Acm Shipping Group Plc (LON:ACMG) , the leading international shipbroker, announced decent preliminary results for the year ended 31st March 2010 but for us there was news of somewhat unexpected diversification into dry cargo. Pre-tax profit of £6.2m and basic earnings per share of 24.5p were below consensus estimates of £6.38m and 26.06p respectively but apparently moderately ahead of management expectations – not sure these were ever communicated to the public though! The total dividend of 9.5p was marginally ahead of expectations and equates to a yield of just under 5% at the current share price.
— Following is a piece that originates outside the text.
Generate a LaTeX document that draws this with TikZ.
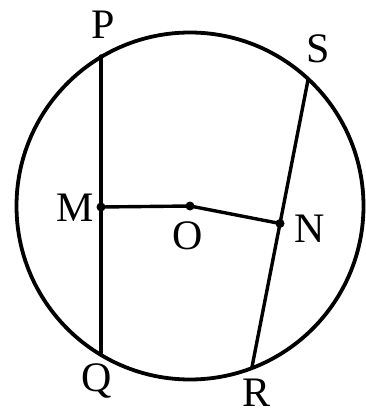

Given this slight miss and the fact that the time charter forward order book at US$18 million (2009: US$25 million) was down due to market uncertainty we were surprised that the share price actually rose on the announcement, however, a volume of only 13,600 shares traded hardly offers a great indication and simply illustrates the lack of interest in micro-caps in the current market.

The Group retained their usual strong cash position with £4.3m net cash at the period end and this after the Group acquired 500,000 of its own shares through its Employee Share Option Plan for a cost of £1m. Unfortunately the pension deficit for the defined benefit scheme increased to £2.1m from £1.2m. In line with the Group's (new) strategy to become an integrated shipbroking service provider they are now diversifying into the dry cargo market worldwide through the acquisition of Endeavour Shipbrokers Pty Limited for AU$10 million (£5.8 million).

ACM originally floated on AIM selling their oil specialism but who says you can't change strategy! CEO Johnny Plumb commented how demand for oil is growing and returning to levels of two years ago with the start to the new financial year encouraging. One can only hope that investors regain their enthusiasm for high quality AIM stories such as ACM.